» DESCRIPTION OF THE TASK
Transcribe every line exactly and omit anything that is a picture.

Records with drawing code
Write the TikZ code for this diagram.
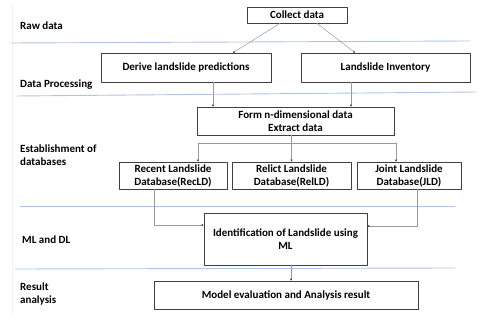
\documentclass[tikz,border=0pt]{standalone}
\usepackage{fontspec}
\setmainfont{Carlito}
\usepackage{tikz}
\usetikzlibrary{arrows.meta,shadows,calc}

\definecolor{sepcol}{RGB}{176,196,228}
\colorlet{linecol}{gray!80}
\tikzset{
  box/.style={draw=black!75, line width=0.7pt, fill=white, align=center,
    font=\fontsize{11}{13}\selectfont\bfseries, inner sep=2pt,
    drop shadow={shadow xshift=1.3pt, shadow yshift=-1.3pt, fill=black!45, opacity=0.7}},
  lanelabel/.style={anchor=west, align=left, inner sep=0pt,
    font=\fontsize{11}{13}\selectfont\bfseries},
  sepline/.style={sepcol, line width=0.9pt},
  flow/.style={linecol, line width=0.5pt, -{Stealth[length=2.2pt,width=2.2pt,black!80]}}
}

\begin{document}
\begin{tikzpicture}[x=1pt, y=-1pt, line cap=round, line join=round]
  \useasboundingbox (0,0) rectangle (498,320);
  % lanes
  \draw[gray!12, line width=0.5pt] (12,5) -- (12,313);
  \draw[sepline] (11,43) -- (470,41);
  \draw[sepline] (17,96) -- (476,92);
  \draw[sepline] (20,206) -- (455,206);
  \draw[sepline] (15,269) -- (455,268);
  \node[lanelabel] (raw) at (20,26) {Raw data};
  \node[lanelabel] (proc) at (20,85) {Data Processing};
  \node[lanelabel] (estab) at (20,155) {Establishment of\\databases};
  \node[lanelabel] (mldl) at (22,240) {ML and DL};
  \node[lanelabel] (res) at (20,294) {Result\\analysis};
  % boxes
  \node[box, minimum width=100pt, minimum height=16pt] (collect) at (297,15) {Collect data};
  \node[box, minimum width=170pt, minimum height=29pt] (derive) at (186,67.5) {Derive landslide predictions};
  \node[box, minimum width=169pt, minimum height=29pt] (inventory) at (385.5,67.5) {Landslide Inventory};
  \node[box, minimum width=197pt, minimum height=28pt] (form) at (295.5,121) {Form n-dimensional data\\Extract data};
  \node[box, minimum width=108pt, minimum height=27pt] (recent) at (173,175.5) {Recent Landslide\\Database(RecLD)};
  \node[box, minimum width=119pt, minimum height=27pt] (relict) at (291.5,175.5) {Relict Landslide\\Database(RelLD)};
  \node[box, minimum width=104pt, minimum height=27pt] (joint) at (409,175.5) {Joint Landslide\\Database(JLD)};
  \node[box, minimum width=163pt, minimum height=52pt] (ident) at (285.5,239) {Identification of Landslide using\\ML};
  \node[box, minimum width=264pt, minimum height=28pt] (model) at (286,295) {Model evaluation and Analysis result};
  % connectors
  \draw[flow] ([xshift=-17pt]collect.south) -- ([xshift=47pt]derive.north);
  \draw[flow] ([xshift=20pt]collect.south) -- ([xshift=-30.5pt]inventory.north);
  \draw[flow] ([xshift=27pt]derive.south) -- ([xshift=27pt]derive.south |- form.north);
  \draw[flow] ([xshift=-34.5pt]inventory.south) -- ([xshift=-34.5pt]inventory.south |- form.north);
  \coordinate (forkl) at (198,143);
  \coordinate (forkr) at (396,143);
  \draw[linecol, line width=0.5pt] (forkl) -- (forkr);
  \draw[flow] (relict.north |- form.south) -- (relict.north);
  \draw[flow] (forkl) -- (forkl |- recent.north);
  \draw[flow] (forkr) -- (forkr |- joint.north);
  \draw[flow] ([xshift=-19pt]recent.south) |- ([yshift=14pt]ident.west);
  \draw[flow] ([xshift=8pt]joint.south) |- ([yshift=13pt]ident.east);
  \draw[flow] ([xshift=5.5pt]ident.south) -- ([xshift=5.5pt]ident.south |- model.north);
\end{tikzpicture}
\end{document}
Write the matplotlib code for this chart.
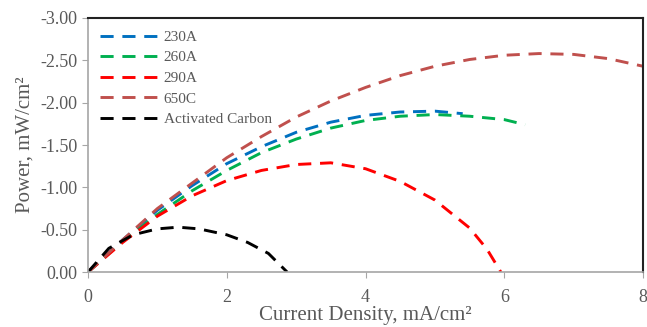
import matplotlib.pyplot as plt
from matplotlib.ticker import FormatStrFormatter

plt.rcParams['font.family'] = ['Liberation Serif', 'DejaVu Serif']

x230 = [0, 0.5, 1, 1.5, 2, 2.5, 3, 3.5, 4, 4.5, 5, 5.4]
y230 = [0, -0.38, -0.73, -1.02, -1.28, -1.48, -1.65, -1.77, -1.85, -1.89, -1.90, -1.87]

x260 = [0, 0.5, 1, 1.5, 2, 2.5, 3, 3.5, 4, 4.5, 5, 5.5, 6, 6.3]
y260 = [0, -0.36, -0.68, -0.96, -1.2, -1.41, -1.57, -1.7, -1.79, -1.84, -1.86, -1.84, -1.8, -1.74]

x290 = [0, 0.5, 1, 1.5, 2, 2.5, 3, 3.5, 4, 4.5, 5, 5.5, 5.75, 5.95]
y290 = [0, -0.35, -0.66, -0.9, -1.08, -1.2, -1.27, -1.29, -1.22, -1.07, -0.85, -0.52, -0.27, 0.0]

x650 = [0, 0.5, 1, 1.5, 2, 2.5, 3, 3.5, 4, 4.5, 5, 5.5, 6, 6.5, 7, 7.5, 8]
y650 = [0, -0.38, -0.75, -1.05, -1.35, -1.6, -1.83, -2.02, -2.18, -2.32, -2.43, -2.51, -2.56, -2.58, -2.57, -2.52, -2.43]

xac = [0, 0.3, 0.65, 1.0, 1.3, 1.6, 2.0, 2.3, 2.6, 2.87]
yac = [0, -0.28, -0.44, -0.51, -0.53, -0.51, -0.44, -0.35, -0.22, 0.0]

series = [
    (x230, y230, '230A', '#0070C0'),
    (x260, y260, '260A', '#00B050'),
    (x290, y290, '290A', '#FF0000'),
    (x650, y650, '650C', '#C0504D'),
    (xac, yac, 'Activated Carbon', '#000000'),
]

fig = plt.figure(figsize=(6.47, 3.27), dpi=100)
ax = fig.add_axes([0.136, 0.168, 0.858, 0.777])

for xs, ys, lab, c in series:
    ax.plot(xs, ys, color=c, lw=2.1, dashes=(4.5, 3), label=lab)

ax.set_xlim(0, 8)
ax.set_ylim(0, -3)
ax.set_xticks([0, 2, 4, 6, 8])
ax.set_yticks([0, -0.5, -1, -1.5, -2, -2.5, -3])
ax.yaxis.set_major_formatter(FormatStrFormatter('%.2f'))

gray = '#595959'
for s in ['left', 'bottom']:
    ax.spines[s].set_color('#A6A6A6')
    ax.spines[s].set_linewidth(1.2)
for s in ['top', 'right']:
    ax.spines[s].set_color('#222222')
    ax.spines[s].set_linewidth(1.5)
ax.tick_params(axis='both', colors='#A6A6A6', labelcolor=gray, labelsize=13, length=4)
ax.tick_params(axis='x', pad=8)

ax.set_xlabel('Current Density, mA/cm²', color=gray, fontsize=15, labelpad=0)
ax.set_ylabel('Power, mW/cm²', color=gray, fontsize=15, labelpad=4)

leg = ax.legend(loc='upper left', frameon=False, fontsize=11, handlelength=4.0,
                labelspacing=0.45, handletextpad=0.15, borderaxespad=0.4)
for t in leg.get_texts():
    t.set_color(gray)

fig.savefig('out.png', dpi=100)
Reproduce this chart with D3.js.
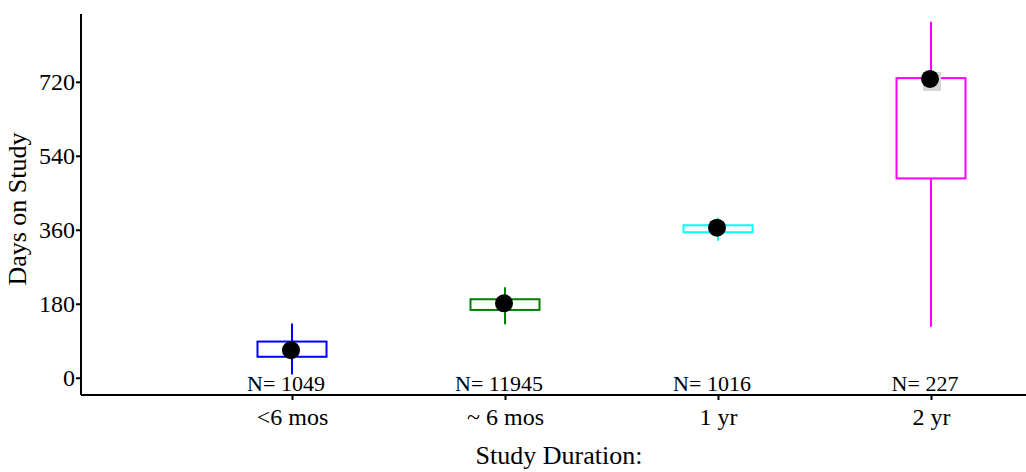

» FINISHED ANSWER
Write the TikZ code for this diagram.
\documentclass[tikz,border=0pt]{standalone}
\usepackage{fontspec}
\setmainfont{Carlito}
\usepackage{tikz}
\usetikzlibrary{arrows.meta,shadows,calc}

\definecolor{sepcol}{RGB}{176,196,228}
\colorlet{linecol}{gray!80}
\tikzset{
  box/.style={draw=black!75, line width=0.7pt, fill=white, align=center,
    font=\fontsize{11}{13}\selectfont\bfseries, inner sep=2pt,
    drop shadow={shadow xshift=1.3pt, shadow yshift=-1.3pt, fill=black!45, opacity=0.7}},
  lanelabel/.style={anchor=west, align=left, inner sep=0pt,
    font=\fontsize{11}{13}\selectfont\bfseries},
  sepline/.style={sepcol, line width=0.9pt},
  flow/.style={linecol, line width=0.5pt, -{Stealth[length=2.2pt,width=2.2pt,black!80]}}
}

\begin{document}
\begin{tikzpicture}[x=1pt, y=-1pt, line cap=round, line join=round]
  \useasboundingbox (0,0) rectangle (498,320);
  % lanes
  \draw[gray!12, line width=0.5pt] (12,5) -- (12,313);
  \draw[sepline] (11,43) -- (470,41);
  \draw[sepline] (17,96) -- (476,92);
  \draw[sepline] (20,206) -- (455,206);
  \draw[sepline] (15,269) -- (455,268);
  \node[lanelabel] (raw) at (20,26) {Raw data};
  \node[lanelabel] (proc) at (20,85) {Data Processing};
  \node[lanelabel] (estab) at (20,155) {Establishment of\\databases};
  \node[lanelabel] (mldl) at (22,240) {ML and DL};
  \node[lanelabel] (res) at (20,294) {Result\\analysis};
  % boxes
  \node[box, minimum width=100pt, minimum height=16pt] (collect) at (297,15) {Collect data};
  \node[box, minimum width=170pt, minimum height=29pt] (derive) at (186,67.5) {Derive landslide predictions};
  \node[box, minimum width=169pt, minimum height=29pt] (inventory) at (385.5,67.5) {Landslide Inventory};
  \node[box, minimum width=197pt, minimum height=28pt] (form) at (295.5,121) {Form n-dimensional data\\Extract data};
  \node[box, minimum width=108pt, minimum height=27pt] (recent) at (173,175.5) {Recent Landslide\\Database(RecLD)};
  \node[box, minimum width=119pt, minimum height=27pt] (relict) at (291.5,175.5) {Relict Landslide\\Database(RelLD)};
  \node[box, minimum width=104pt, minimum height=27pt] (joint) at (409,175.5) {Joint Landslide\\Database(JLD)};
  \node[box, minimum width=163pt, minimum height=52pt] (ident) at (285.5,239) {Identification of Landslide using\\ML};
  \node[box, minimum width=264pt, minimum height=28pt] (model) at (286,295) {Model evaluation and Analysis result};
  % connectors
  \draw[flow] ([xshift=-17pt]collect.south) -- ([xshift=47pt]derive.north);
  \draw[flow] ([xshift=20pt]collect.south) -- ([xshift=-30.5pt]inventory.north);
  \draw[flow] ([xshift=27pt]derive.south) -- ([xshift=27pt]derive.south |- form.north);
  \draw[flow] ([xshift=-34.5pt]inventory.south) -- ([xshift=-34.5pt]inventory.south |- form.north);
  \coordinate (forkl) at (198,143);
  \coordinate (forkr) at (396,143);
  \draw[linecol, line width=0.5pt] (forkl) -- (forkr);
  \draw[flow] (relict.north |- form.south) -- (relict.north);
  \draw[flow] (forkl) -- (forkl |- recent.north);
  \draw[flow] (forkr) -- (forkr |- joint.north);
  \draw[flow] ([xshift=-19pt]recent.south) |- ([yshift=14pt]ident.west);
  \draw[flow] ([xshift=8pt]joint.south) |- ([yshift=13pt]ident.east);
  \draw[flow] ([xshift=5.5pt]ident.south) -- ([xshift=5.5pt]ident.south |- model.north);
\end{tikzpicture}
\end{document}
Write the matplotlib code for this chart.
import matplotlib.pyplot as plt
from matplotlib.ticker import FormatStrFormatter

plt.rcParams['font.family'] = ['Liberation Serif', 'DejaVu Serif']

x230 = [0, 0.5, 1, 1.5, 2, 2.5, 3, 3.5, 4, 4.5, 5, 5.4]
y230 = [0, -0.38, -0.73, -1.02, -1.28, -1.48, -1.65, -1.77, -1.85, -1.89, -1.90, -1.87]

x260 = [0, 0.5, 1, 1.5, 2, 2.5, 3, 3.5, 4, 4.5, 5, 5.5, 6, 6.3]
y260 = [0, -0.36, -0.68, -0.96, -1.2, -1.41, -1.57, -1.7, -1.79, -1.84, -1.86, -1.84, -1.8, -1.74]

x290 = [0, 0.5, 1, 1.5, 2, 2.5, 3, 3.5, 4, 4.5, 5, 5.5, 5.75, 5.95]
y290 = [0, -0.35, -0.66, -0.9, -1.08, -1.2, -1.27, -1.29, -1.22, -1.07, -0.85, -0.52, -0.27, 0.0]

x650 = [0, 0.5, 1, 1.5, 2, 2.5, 3, 3.5, 4, 4.5, 5, 5.5, 6, 6.5, 7, 7.5, 8]
y650 = [0, -0.38, -0.75, -1.05, -1.35, -1.6, -1.83, -2.02, -2.18, -2.32, -2.43, -2.51, -2.56, -2.58, -2.57, -2.52, -2.43]

xac = [0, 0.3, 0.65, 1.0, 1.3, 1.6, 2.0, 2.3, 2.6, 2.87]
yac = [0, -0.28, -0.44, -0.51, -0.53, -0.51, -0.44, -0.35, -0.22, 0.0]

series = [
    (x230, y230, '230A', '#0070C0'),
    (x260, y260, '260A', '#00B050'),
    (x290, y290, '290A', '#FF0000'),
    (x650, y650, '650C', '#C0504D'),
    (xac, yac, 'Activated Carbon', '#000000'),
]

fig = plt.figure(figsize=(6.47, 3.27), dpi=100)
ax = fig.add_axes([0.136, 0.168, 0.858, 0.777])

for xs, ys, lab, c in series:
    ax.plot(xs, ys, color=c, lw=2.1, dashes=(4.5, 3), label=lab)

ax.set_xlim(0, 8)
ax.set_ylim(0, -3)
ax.set_xticks([0, 2, 4, 6, 8])
ax.set_yticks([0, -0.5, -1, -1.5, -2, -2.5, -3])
ax.yaxis.set_major_formatter(FormatStrFormatter('%.2f'))

gray = '#595959'
for s in ['left', 'bottom']:
    ax.spines[s].set_color('#A6A6A6')
    ax.spines[s].set_linewidth(1.2)
for s in ['top', 'right']:
    ax.spines[s].set_color('#222222')
    ax.spines[s].set_linewidth(1.5)
ax.tick_params(axis='both', colors='#A6A6A6', labelcolor=gray, labelsize=13, length=4)
ax.tick_params(axis='x', pad=8)

ax.set_xlabel('Current Density, mA/cm²', color=gray, fontsize=15, labelpad=0)
ax.set_ylabel('Power, mW/cm²', color=gray, fontsize=15, labelpad=4)

leg = ax.legend(loc='upper left', frameon=False, fontsize=11, handlelength=4.0,
                labelspacing=0.45, handletextpad=0.15, borderaxespad=0.4)
for t in leg.get_texts():
    t.set_color(gray)

fig.savefig('out.png', dpi=100)
Reproduce this chart with D3.js.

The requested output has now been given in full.